# Challenge
Find every line with the word "matplotlib" and give their count, nothing else.
━━━━
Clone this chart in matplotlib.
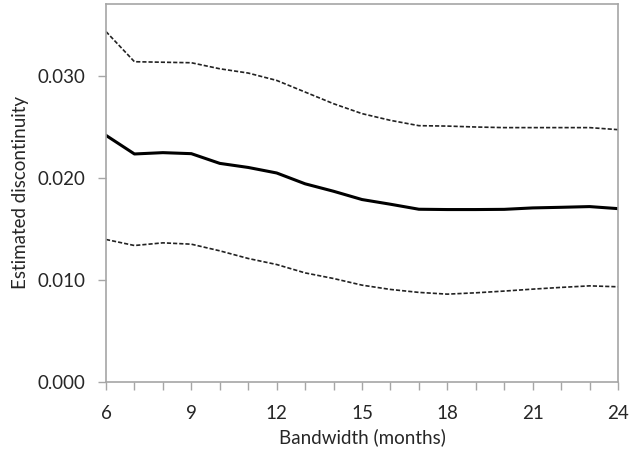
import matplotlib
matplotlib.use("Agg")
import matplotlib.pyplot as plt
from matplotlib.ticker import FixedLocator, MultipleLocator

plt.rcParams['font.family'] = ['Lato', 'DejaVu Sans']

bandwidth = list(range(6, 25))
estimate = [0.02414, 0.02232, 0.02245, 0.02235, 0.0214, 0.0210, 0.02046, 0.0194, 0.01867,
            0.01786, 0.0174, 0.01691, 0.01688, 0.01688, 0.0169, 0.01704, 0.0171, 0.01717, 0.01697]
upper = [0.0343, 0.03135, 0.0313, 0.03125, 0.03066, 0.03024, 0.02952, 0.02838, 0.02724,
         0.02627, 0.02561, 0.02509, 0.02505, 0.02496, 0.0249, 0.0249, 0.0249, 0.0249, 0.0247]
lower = [0.01395, 0.01336, 0.01362, 0.01349, 0.01284, 0.01209, 0.0115, 0.01068, 0.01013,
         0.00948, 0.00906, 0.00877, 0.0086, 0.00873, 0.0089, 0.00909, 0.00926, 0.00941, 0.00932]
xticks = [6, 9, 12, 15, 18, 21, 24]
yticks = [0.000, 0.010, 0.020, 0.030]
ytick_labels = ["0.000", "0.010", "0.020", "0.030"]

fig = plt.figure(figsize=(6.3, 4.53), dpi=100)
ax = fig.add_axes([106/630, 1-382/453, (618-106)/630, (382-4)/453])

ax.plot(bandwidth, estimate, color='black', lw=2.2, solid_joinstyle='round')
ax.plot(bandwidth, upper, color='#222222', lw=1.2, linestyle=(0, (2.5, 1.2)))
ax.plot(bandwidth, lower, color='#222222', lw=1.2, linestyle=(0, (2.5, 1.2)))

ax.set_xlim(6, 24)
ax.set_ylim(0, 0.037)
ax.xaxis.set_major_locator(FixedLocator(xticks))
ax.xaxis.set_minor_locator(MultipleLocator(1))
ax.set_yticks(yticks)
ax.set_yticklabels(ytick_labels)

for s in ax.spines.values():
    s.set_color('#a6a6a6')
    s.set_linewidth(1.2)

ax.tick_params(axis='both', which='both', color='#a6a6a6', direction='out', length=6, width=1,
               labelsize=13.5, labelcolor='#262626')
ax.tick_params(axis='x', pad=10.5)
ax.tick_params(axis='y', pad=9)

ax.set_xlabel("Bandwidth (months)", fontsize=13.5, color='#262626', labelpad=4.5)
ax.set_ylabel("Estimated discontinuity", fontsize=13.5, color='#262626', labelpad=6)

fig.savefig("out.png", dpi=100)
━━━━
# Response to this task
5